LE MONDE 🔵 Deux Canadiens emprisonnés durant trois ans en Chine règlent leurs comptes
Pendant près de trois ans, la durée de leur détention en Chine, Michael Spavor et Michael Kovrig étaient indissociables aux yeux du Canada. Communément appelés « les deux Michael » par la presse, ils étaient, pour le gouvernement de Justin Trudeau, deux citoyens canadiens « injustement » accusés d’« espionnage » par Pékin, victimes de représailles chinoises après l’arrestation par la police canadienne de Meng Wanzhou, la directrice financière de Huawei et fille du fondateur du groupe de télécoms chinois, à Vancouver en décembre 2018 à la demande de la justice américaine. L’affaire avait provoqué une crise diplomatique sans précédent entre la Chine et le Canada, avant qu’un accord judiciaire conclu à Washington le 24 septembre 2021 permette à Mme Meng de rentrer chez elle, et aux deux hommes de recouvrer le même jour leur liberté.
Indissociable hier, le duo se déchire aujourd’hui et se transforme en « Michael contre Michael » : l’un rend l’autre responsable de son arrestation et apporte au détour du crédit aux allégations d’« espionnage » de Pékin.

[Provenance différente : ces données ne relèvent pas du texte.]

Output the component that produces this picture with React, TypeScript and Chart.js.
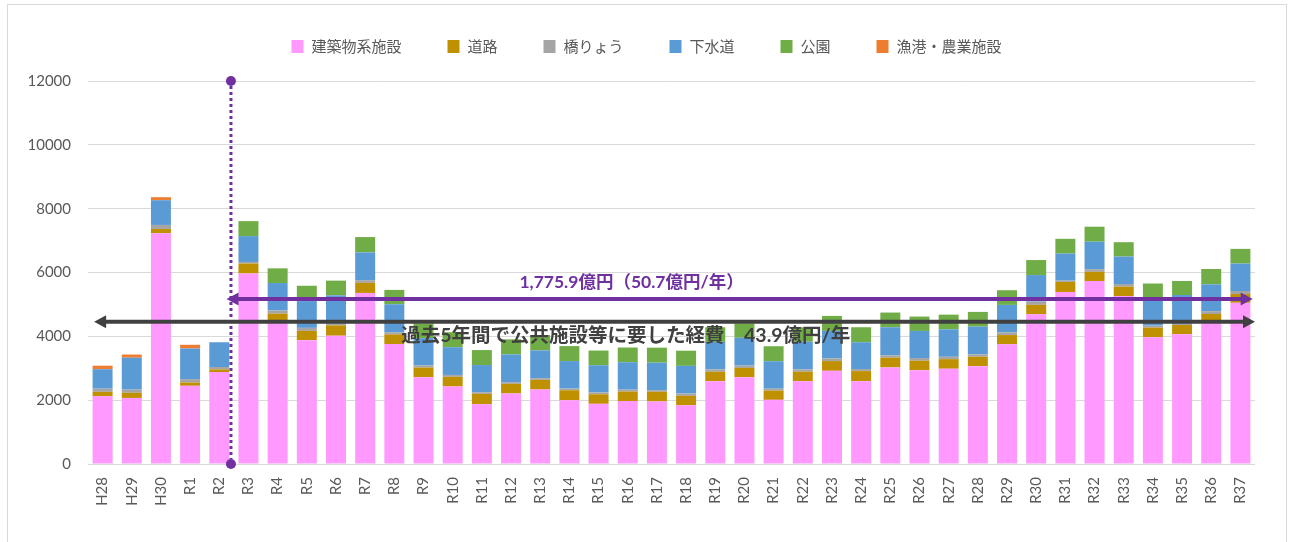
import React, { useEffect, useRef } from "react";
import { Chart, registerables } from "chart.js";

Chart.register(...registerables);

const labels = [
  "H28", "H29", "H30", "R1", "R2", "R3", "R4", "R5", "R6", "R7",
  "R8", "R9", "R10", "R11", "R12", "R13", "R14", "R15", "R16", "R17",
  "R18", "R19", "R20", "R21", "R22", "R23", "R24", "R25", "R26", "R27",
  "R28", "R29", "R30", "R31", "R32", "R33", "R34", "R35", "R36", "R37",
];

const buildings = [
  2120, 2070, 7230, 2450, 2880, 5970, 4420, 3880, 4020, 5360,
  3760, 2720, 2430, 1870, 2210, 2335, 2000, 1885, 1970, 1960,
  1840, 2595, 2720, 2010, 2595, 2920, 2595, 3025, 2940, 2985,
  3065, 3750, 4690, 5390, 5730, 5260, 3970, 4065, 4420, 5050,
];
const roads = [
  140, 160, 135, 105, 85, 310, 290, 290, 325, 315,
  300, 300, 300, 325, 300, 300, 310, 300, 300, 300,
  295, 295, 290, 290, 295, 305, 315, 305, 295, 300,
  295, 290, 295, 315, 290, 295, 300, 290, 280, 275,
];
const bridges = [
  100, 100, 125, 105, 75, 50, 100, 95, 50, 85,
  65, 70, 60, 55, 55, 55, 55, 60, 60, 55,
  75, 75, 75, 60, 75, 85, 65, 75, 85, 75,
  75, 85, 105, 40, 85, 85, 65, 40, 90, 95,
];
const sewers = [
  610, 1000, 775, 960, 775, 810, 860, 840, 890, 870,
  880, 855, 870, 850, 870, 870, 860, 850, 860, 860,
  865, 860, 870, 860, 865, 860, 840, 880, 850, 860,
  870, 860, 830, 850, 860, 860, 880, 900, 840, 860,
];
const parks = [
  0, 0, 0, 0, 0, 470, 460, 480, 460, 480,
  450, 460, 470, 470, 470, 480, 470, 460, 460, 470,
  475, 460, 450, 470, 455, 470, 470, 460, 450, 460,
  460, 460, 470, 460, 470, 450, 440, 440, 480, 460,
];
const fisheries = [
  110, 100, 95, 115, 0, 0, 0, 0, 0, 0,
  0, 0, 0, 0, 0, 0, 0, 0, 0, 0,
  0, 0, 0, 0, 0, 0, 0, 0, 0, 0,
  0, 0, 0, 0, 0, 0, 0, 0, 0, 0,
];

const seriesNames = ["建築物系施設", "道路", "橋りょう", "下水道", "公園", "漁港・農業施設"];
const seriesColors = ["#FF99FF", "#BF9000", "#A5A5A5", "#5B9BD5", "#70AD47", "#ED7D31"];
const seriesData = [buildings, roads, bridges, sewers, parks, fisheries];

const yTicks = [0, 2000, 4000, 6000, 8000, 10000, 12000];

// annotation anchors in data units (category index / value)
const dividerIndex = 4.4;
const totalArrow = { value: 5166, from: 4.25, to: 39.42, text: "1,775.9億円（50.7億円/年）", textIndex: 18.13, textValue: 5690 };
const pastArrow = { value: 4455, from: -0.29, to: 39.5, text: "過去5年間で公共施設等に要した経費　43.9億円/年", textIndex: 17.93, textValue: 4010 };

const PURPLE = "#7030A0";
const DARK = "#404040";
const LATIN = "Lato, 'Noto Sans CJK JP', sans-serif";
const CJK = "'Noto Sans CJK JP', sans-serif";

function drawArrow(ctx: CanvasRenderingContext2D, x1: number, x2: number, y: number, color: string) {
  const hl = 12, hw = 6.5;
  ctx.save();
  ctx.strokeStyle = color;
  ctx.fillStyle = color;
  ctx.lineWidth = 4;
  ctx.beginPath();
  ctx.moveTo(x1 + hl - 1, y);
  ctx.lineTo(x2 - hl + 1, y);
  ctx.stroke();
  ctx.beginPath();
  ctx.moveTo(x1, y);
  ctx.lineTo(x1 + hl, y - hw);
  ctx.lineTo(x1 + hl, y + hw);
  ctx.closePath();
  ctx.fill();
  ctx.beginPath();
  ctx.moveTo(x2, y);
  ctx.lineTo(x2 - hl, y - hw);
  ctx.lineTo(x2 - hl, y + hw);
  ctx.closePath();
  ctx.fill();
  ctx.restore();
}

const overlayPlugin = {
  id: "overlay",
  afterDraw(chart: any) {
    const ctx: CanvasRenderingContext2D = chart.ctx;
    const xs = chart.scales.x;
    const ys = chart.scales.y;

    // legend
    ctx.save();
    ctx.font = `15px ${CJK}`;
    const boxW = 12, boxH = 13, gapText = 8, gapItem = 46;
    const widths = seriesNames.map((n) => boxW + gapText + ctx.measureText(n).width);
    const total = widths.reduce((a, b) => a + b, 0) + gapItem * (widths.length - 1);
    let x = chart.width / 2 - total / 2;
    const ly = 46.5;
    ctx.textBaseline = "middle";
    ctx.textAlign = "left";
    seriesNames.forEach((n, i) => {
      ctx.fillStyle = seriesColors[i];
      ctx.fillRect(x, ly - boxH / 2, boxW, boxH);
      ctx.fillStyle = "#595959";
      ctx.fillText(n, x + boxW + gapText, ly);
      x += widths[i] + gapItem;
    });
    ctx.restore();

    // dotted divider
    const dx = xs.getPixelForValue(dividerIndex);
    const yTop = ys.getPixelForValue(12000);
    const yBot = ys.getPixelForValue(0);
    ctx.save();
    ctx.strokeStyle = PURPLE;
    ctx.lineWidth = 3;
    ctx.setLineDash([3, 3]);
    ctx.beginPath();
    ctx.moveTo(dx, yTop + 5);
    ctx.lineTo(dx, yBot - 5);
    ctx.stroke();
    ctx.setLineDash([]);
    ctx.fillStyle = PURPLE;
    [yTop, yBot].forEach((yy) => {
      ctx.beginPath();
      ctx.arc(dx, yy, 5, 0, Math.PI * 2);
      ctx.fill();
    });
    ctx.restore();

    // arrows
    drawArrow(ctx, xs.getPixelForValue(totalArrow.from), xs.getPixelForValue(totalArrow.to), ys.getPixelForValue(totalArrow.value), PURPLE);
    drawArrow(ctx, xs.getPixelForValue(pastArrow.from), xs.getPixelForValue(pastArrow.to), ys.getPixelForValue(pastArrow.value), DARK);

    // texts
    ctx.save();
    ctx.textAlign = "center";
    ctx.textBaseline = "middle";
    ctx.font = `bold 17.5px ${LATIN}`;
    ctx.fillStyle = PURPLE;
    ctx.fillText(totalArrow.text, xs.getPixelForValue(totalArrow.textIndex), ys.getPixelForValue(totalArrow.textValue));
    ctx.font = `bold 19.5px ${LATIN}`;
    ctx.fillStyle = DARK;
    ctx.fillText(pastArrow.text, xs.getPixelForValue(pastArrow.textIndex), ys.getPixelForValue(pastArrow.textValue));
    ctx.restore();
  },
};

export default function App() {
  const canvasRef = useRef<HTMLCanvasElement>(null);

  useEffect(() => {
    const canvas = canvasRef.current;
    if (!canvas) return;
    const chart = new Chart(canvas, {
      type: "bar",
      data: {
        labels,
        datasets: seriesData.map((d, i) => ({
          label: seriesNames[i],
          data: d,
          backgroundColor: seriesColors[i],
          borderWidth: 0,
          categoryPercentage: 1,
          barPercentage: 0.685,
        })),
      },
      options: {
        responsive: false,
        animation: false,
        devicePixelRatio: 1,
        layout: { padding: { left: 0, right: 38, top: 81, bottom: 0 } },
        plugins: {
          legend: { display: false },
          tooltip: { enabled: false },
        },
        scales: {
          x: {
            stacked: true,
            grid: { display: false, drawTicks: false },
            border: { display: false },
            ticks: {
              color: "#595959",
              font: { family: LATIN, size: 15 },
              minRotation: 90,
              maxRotation: 90,
              padding: 13,
              autoSkip: false,
            },
            afterFit: (s: any) => {
              s.height = 78;
            },
          },
          y: {
            stacked: true,
            min: 0,
            max: 12000,
            grid: { color: "#D9D9D9", lineWidth: 1, drawTicks: false },
            border: { display: false },
            afterBuildTicks: (s: any) => {
              s.ticks = yTicks.map((v) => ({ value: v }));
            },
            ticks: {
              color: "#595959",
              font: { family: LATIN, size: 15 },
              padding: 17,
              callback: (v: any) => String(v),
            },
            afterFit: (s: any) => {
              s.width = 88;
            },
          },
        },
      },
      plugins: [overlayPlugin],
    });
    return () => chart.destroy();
  }, []);

  return (
    <div style={{ position: "fixed", left: 0, top: 0, width: 1293, height: 542, overflow: "hidden", background: "#fff" }}>
      <div
        style={{
          position: "absolute",
          left: 7,
          top: 4,
          width: 1280,
          height: 600,
          border: "1px solid #D9D9D9",
          boxSizing: "border-box",
        }}
      />
      <canvas ref={canvasRef} width={1293} height={542} style={{ position: "absolute", left: 0, top: 0 }} />
    </div>
  );
}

Dans son édition du 18 novembre, le quotidien anglophone The Globe and Mail a révélé que le consultant et ancien homme d’affaires Michael Spavor accusait Michael Kovrig d’avoir transmis à son insu aux autorités canadiennes des informations sur le régime nord-coréen. Parlant couramment le coréen, Michael Spavor était, en effet, l’un des rares Occidentaux à avoir rencontré le dirigeant nord-coréen, Kim Jong-un ; c’est également lui qui avait aidé à organiser les visites de l’ancienne star du basket-ball Dennis Rodman à Pyongyang, au cours desquelles le joueur a noué une amitié avec le dictateur.
« Pas un espion »
C’est au cours de conversations avec M. Spavor que Michael Kovrig, qui travaillait alors au sein de l’ambassade du Canada à Pékin, comme diplomate au programme d’établissement de rapports sur la sécurité mondiale, aurait glané ces informations. Transmises au gouvernement canadien, puis diffusées aux services de l’alliance dite des « Five Eyes », une communauté de partage de renseignements regroupant, outre le Canada, les Etats-Unis, le Royaume-Uni, l’Australie et le Nouvelle-Zélande, ces informations auraient valu à Michael Spavor d’être reconnu coupable d’« espionnage pour le compte d’une entité étrangère et d’obtention illégale de secrets d’Etat » et condamné à onze ans de prison en août 2021. Egalement emprisonné pour « espionnage », Michael Kovrig n’avait pas été jugé avant sa libération.
The Globe and Mail révèle que M. Spavor s’est adjoint les services d’un grand avocat torontois afin de réclamer à Ottawa « plusieurs millions de dollars » de dédommagement pour sa détention longue de mille vingt jours.